Education- Our public education system is one of the primary battlegrounds in the struggle.  Economics and school funding play a huge role in this conflict.  The conservatives who currently control our state government are hoping to shift the financial support the state provides away from public schools and towards private educational endeavors.  This puts a significant amount of pressure on local school boards to come up with funding to make sure public schools are able to meet the needs of the students who attend them. 

The current theme in our debates around public schools is the supposed failure of the current system in meeting the needs of our most at-risk students.  Yet, the "documented" failures are not those of the public schools, but rather a reflection of the failures of our entire society on all levels to achieve true equality of opportunity for every citizen.  The current push to mandate "reforms" and use excessive amounts of testing to quantify "success" does little to help address the underlying issues.    

50 years after the battles to integrate our schools we are seeing a return to segregation, separate, and unequal, educational opportunities for our students.  We are rapidly developing a two tiered system of schooling with the best in methodology and resources dedicated to a small number of students.  The rest of the students struggle to achieve without the necessary support of anyone outside of the educators, families and immediate community that live and work directly with these students. 

We can't ignore the statistics, and by statistics I'm not referring to those that focus on the Achievement Gaps in testing scores.  The data that needs to be emphasized is numbers like this, "In Chicago, 88% of the students affected by the school closures are African-American. The numbers are just as glaring in Philadelphia, where 81% are black. In both cities more than 93% of the affected students come from poor families. The numbers have played out much the same way in Detroit, New York, Newark, NJ, Oakland and Washington, D.C. Parents of school children in each of these cities have filed federal complaints under the 1964 Civil Rights Act to fight school closings."

There are gaps in achievement, but those gaps are a result of many different factors.  The idea that we can blame our public schools, cut their resources, mandate their curriculums and expect positive change to occur is ludicrous at best.  Reforming schools through privatization simply magnified the inequities.  The fact that we are mandating "reforms" in public schools and allowing private educational providers more latitude in their methodology doesn't close achievement gaps, it widens them.  Our public schools have the experienced professional staff, and the mandate to serve the needs of all children that can truly make a difference in providing opportunities for all students to learn.  They need our support, not our disapproval and neglect.

Values, Morality and Diversity- We like to debate and discuss the decline of the morals of our society.  It seems like every generation bemoans the loss of the traditional values that made our nation great.  Whether it is Twerking, Twisting, or Waltzing there have always been those who have seen the end of society in popular culture.  In addition to the generational conflicts that arise, we also see significant issues between different cultures and lifestyles that cross many boundaries and cause significant angst for many.  In a nation as diverse as modern America, these conflicts are inevitable and often heated. 
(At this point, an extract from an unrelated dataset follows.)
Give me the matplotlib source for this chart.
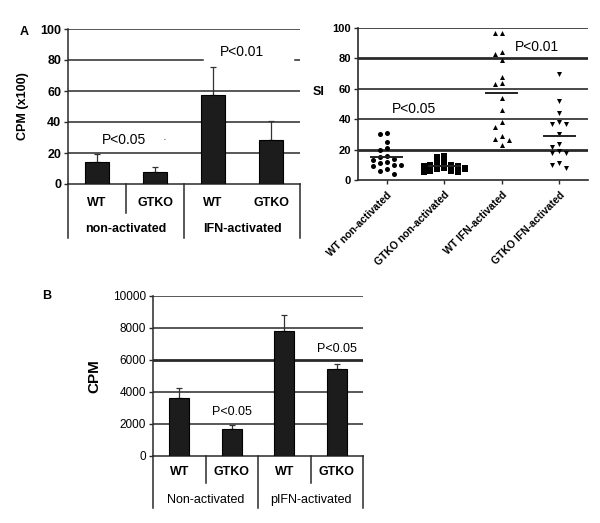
import numpy as np
import matplotlib
matplotlib.use('Agg')
import matplotlib.pyplot as plt

plt.rcParams['font.family'] = ['Liberation Sans', 'DejaVu Sans']

# ---- panel A, left: bar chart
groupsA = ['WT', 'GTKO', 'WT', 'GTKO']
conditionsA = ['non-activated', 'IFN-activated']
cpm100 = [14, 8, 57.5, 28.5]
cpm100_err = [5.5, 3.2, 18, 12]

# ---- panel A, right: SI per animal
si_labels = ['WT non-activated', 'GTKO non-activated', 'WT IFN-activated', 'GTKO IFN-activated']
si_wt_non = [31, 30, 25, 21, 20, 16, 15, 14, 13, 12, 11, 10, 10, 9, 7, 6, 4]
si_gtko_non = [16, 15, 12, 11, 10, 10, 9, 9, 8, 8, 7, 7, 6, 6, 5, 5]
si_wt_ifn = [97, 97, 84, 83, 79, 68, 64, 63, 54, 46, 38, 35, 29, 27, 26, 23]
si_gtko_ifn = [70, 52, 44, 38, 37, 37, 30, 24, 22, 19, 18, 18, 11, 10, 8]

# ---- panel B: bar chart
groupsB = ['WT', 'GTKO', 'WT', 'GTKO']
conditionsB = ['Non-activated', 'pIFN-activated']
cpm = [3600, 1680, 7820, 5450]
cpm_err = [630, 270, 990, 300]

BAR = '#1c1c1c'
LINE = '#2a2a2a'


def swarm(vals, ystep, dx):
    # simple beeswarm: place each point at the first free horizontal slot
    placed = []
    offs = []
    for v in vals:
        for k in [0, -1, 1, -2, 2, -3, 3]:
            x = k * dx
            if all(abs(v - pv) >= ystep or abs(x - px) >= dx * 0.99 for pv, px in placed):
                break
        placed.append((v, x))
        offs.append(x)
    return np.array(offs)


def bar_panel(ax, values, errs, groups, conds, ymax, step, fs_tick, tick_bold,
              width, short_lines, cond_bold, grp_y, cond_y, short_y, long_y, thick=()):
    x = np.arange(len(values))
    ax.set_xlim(-0.5, len(values) - 0.5)
    ax.set_ylim(0, ymax)
    ticks = np.arange(0, ymax + 1, step)
    for t in ticks[1:]:
        ax.axhline(t, color=LINE, lw=2.0 if t in thick else 1.1, zorder=1)
    ax.bar(x, values, width=width, color=BAR, edgecolor='black', lw=0.8, zorder=3)
    ax.errorbar(x, values, yerr=[np.zeros(len(errs)), errs], fmt='none',
                ecolor='#333333', elinewidth=0.9, capsize=2, capthick=0.9, zorder=2)
    ax.set_yticks(ticks)
    ax.set_yticklabels([str(int(t)) for t in ticks], fontsize=fs_tick,
                       fontweight='bold' if tick_bold else 'normal')
    ax.set_xticks([])
    for s in ['top', 'right']:
        ax.spines[s].set_visible(False)
    for s in ['left', 'bottom']:
        ax.spines[s].set_linewidth(1.1)
        ax.spines[s].set_color(LINE)
    ax.tick_params(axis='y', length=3, width=1, pad=2, color=LINE)
    # category table under the axis
    tr = ax.transAxes
    for xf in [0, 0.5, 1.0]:
        ax.plot([xf, xf], [0, long_y], transform=tr, color=LINE, lw=1.1, clip_on=False)
    for xf in short_lines:
        ax.plot([xf, xf], [0, short_y], transform=tr, color=LINE, lw=1.1, clip_on=False)
    for i, g in enumerate(groups):
        ax.text((i + 0.5) / len(groups), grp_y, g, transform=tr, ha='center', va='center',
                fontsize=9, fontweight='bold')
    for i, c in enumerate(conds):
        ax.text(0.25 + 0.5 * i, cond_y, c, transform=tr, ha='center', va='center',
                fontsize=9, fontweight='bold' if cond_bold else 'normal')


fig = plt.figure(figsize=(6, 5.23), dpi=100)

# ---------------- A left
axA = fig.add_axes([68 / 600, 1 - 184 / 523, 232 / 600, 155 / 523])
bar_panel(axA, cpm100, cpm100_err, groupsA, conditionsA, 100, 20, 9, True,
          0.4, [0.25], True, -0.125, -0.29, -0.19, -0.35)
# gridline at 80 is interrupted behind the P<0.01 label
axA.lines[3].set_visible(False)
axA.axhline(80, xmin=0, xmax=0.58, color=LINE, lw=1.1, zorder=1)
axA.axhline(80, xmin=0.978, xmax=1, color=LINE, lw=1.1, zorder=1)
axA.set_ylabel('CPM (x100)', fontsize=9, fontweight='bold', labelpad=8)
axA.text(0.75, 0.85, 'P<0.01', transform=axA.transAxes, ha='center', va='center', fontsize=10)
axA.text(0.24, 0.285, 'P<0.05', transform=axA.transAxes, ha='center', va='center', fontsize=10)
axA.text(0.418, 0.28, '·', transform=axA.transAxes, ha='center', va='center', fontsize=8)
fig.text(20 / 600, 1 - 32 / 523, 'A', fontsize=9, fontweight='bold', ha='left', va='center')

# ---------------- A right
axS = fig.add_axes([358 / 600, 1 - 180 / 523, 230 / 600, 152 / 523])
axS.set_xlim(-0.5, 3.5)
axS.set_ylim(0, 100)
si_ticks = np.arange(0, 101, 20)
for t in si_ticks[1:]:
    axS.axhline(t, color=LINE, lw=2.0 if t in (20, 80) else 1.2, zorder=1)
si_sets = [si_wt_non, si_gtko_non, si_wt_ifn, si_gtko_ifn]
markers = ['o', 's', '^', 'v']
for i, (vals, m) in enumerate(zip(si_sets, markers)):
    offs = swarm(vals, 3.2, 0.12)
    axS.scatter(i + offs, vals, marker=m, s=13, color='black', lw=0, zorder=3)
    axS.plot([i - 0.27, i + 0.27], [np.mean(vals)] * 2, color='#222222', lw=1.4, zorder=4)
axS.set_yticks(si_ticks)
axS.set_yticklabels([str(t) for t in si_ticks], fontsize=8, fontweight='bold')
axS.set_xticks(range(4))
axS.set_xticklabels(si_labels, rotation=45, ha='right', rotation_mode='anchor',
                    fontsize=7.5, fontweight='bold')
for s in ['top', 'right']:
    axS.spines[s].set_visible(False)
for s in ['left', 'bottom']:
    axS.spines[s].set_linewidth(1.2)
    axS.spines[s].set_color(LINE)
axS.tick_params(axis='both', length=3, width=1, pad=2, color=LINE)
axS.tick_params(axis='x', pad=4)
axS.set_ylabel('SI', fontsize=9, fontweight='bold', rotation=0, va='center')
axS.yaxis.set_label_coords(-0.17, 0.58)
axS.text(0.78, 0.875, 'P<0.01', transform=axS.transAxes, ha='center', va='center', fontsize=10)
axS.text(0.245, 0.47, 'P<0.05', transform=axS.transAxes, ha='center', va='center', fontsize=10)

# ---------------- B
axB = fig.add_axes([153 / 600, 1 - 456 / 523, 210 / 600, 160 / 523])
bar_panel(axB, cpm, cpm_err, groupsB, conditionsB, 10000, 2000, 8.5, False,
          0.38, [0.25, 0.75], False, -0.1, -0.275, -0.17, -0.325, thick=(6000,))
axB.set_ylabel('CPM', fontsize=11, fontweight='bold', labelpad=8)
axB.text(1, 2400, 'P<0.05', ha='center', va='bottom', fontsize=9)
axB.text(3, 6300, 'P<0.05', ha='center', va='bottom', fontsize=9)
fig.text(47 / 600, 1 - 296 / 523, 'B', fontsize=9, fontweight='bold', ha='center', va='center')

fig.savefig('out.png', dpi=100, facecolor='white')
Morality and societal values are important and we need to make sure that we are constantly aware of the direction that our society is moving.  Public policy, media messages and our own actions all contribute to the moral environment that we live in.  It is here that we see a contradiction between political philosophy and ethics that is difficult for many to address consistently.  If we are to truly live in a society where we can enjoy freedoms in expression, speech and religion, then we must find ways to limit the influence of the government in our personal decision making.  This means that we have to exclude our personal religious ideology from the legal and political realms as much as possible.

The law and our government must have a moral base, but the base must reflect the entire society that lives under the established rules.  No fringe element, or even a religious majority viewpoint is allowed to dominate the conversation or the policies enacted.  Our Constitution establishes this and the reality of our nation requires tolerance.  We are currently seeing a rise in religious extremism that threatens to upset the delicate balance between religion, morality and governing.  We need to work to maintain the separation of church and state and make sure that we don't allow an extremist minority to mandate their beliefs on all citizens.       

Labor- Worker's rights and organized labor provided the spark that ignited the Wisconsin Uprising in 2011, and we will continue to see issues around this topic at the forefront of the struggle in 2014.  One of the biggest problems is the inequality in incomes between most employees and the executives who manage businesses.  This is an issue of equity, but also an issue that impacts our nation's economic future.  Simply put, if employees don't earn a living wage, then they don't have discretionary income to make purchases that fuel economic stability and growth.  

The wealthy, "job creators" of America have a responsibility to look out for the good of the entire economy, and not just their own personal wealth.  We have given those who run companies significant latitude and freedom, and have been rewarded with downsizing, outsourcing and other policies that stunt our economy and harm our citizens.  Instead of giving tax breaks and other benefits out to corporate America, we need to implement policies that support small business and mandate practices that grow our economy and provide for our citizens.

Organized labor has an important role to play in this process.  Without organization and a unified voice, employees lack the resources and power to make labor's needs heard in the workplace.  Opponents of organized labor point to the political activism of unions as a negative tendency.  Yet, it is in the political arena that labor policies are created, enacted and enforced.  Business has a voice in politics, why can't labor express itself as well?

The efforts to undermine labor's ability to act in its own defense are many and include legislation like Act 10, changes in implementation/interpretation of existing rules, and efforts to discredit unions in public discourse.  There is a vocal minority, supported by pro-business, conservative organizations that seek to control the discussion of labor issues and force unions out of the political arena. 

An example of this is the American Association of Educators, an organization that is seeking to gain a foothold among Wisconsin's educators.  Their efforts provide a synopsis of organized labors opponent's views, and the inaccuracies that are perpetuated in trying to discredit public educator unions.  They are heavily supported by conservative, pro school choice, groups.  They claim that they,
". . .Provide (services) that teachers really do need, but at a fraction of a cost because we don’t get into partisan politics (activities that cost me as a union member around $3 a month).”  They don't collectively bargain, nor do they represent members in grievances, but they do provide limited insurance and other services.  Services that any educator can easily get on their own.  This group recently got some press coverage in a local newspaper under a headline touting them as a "union".  Nothing could be further from the truth.  The fact that a group that hopes to have 1,000 members by June 2014 merits any coverage is a testimony to the influence of their donors and the anti-union tone of the mainstream media.   

True unions in Wisconsin face an uphill battle, but one that we are committed to continuing through 2014 and beyond.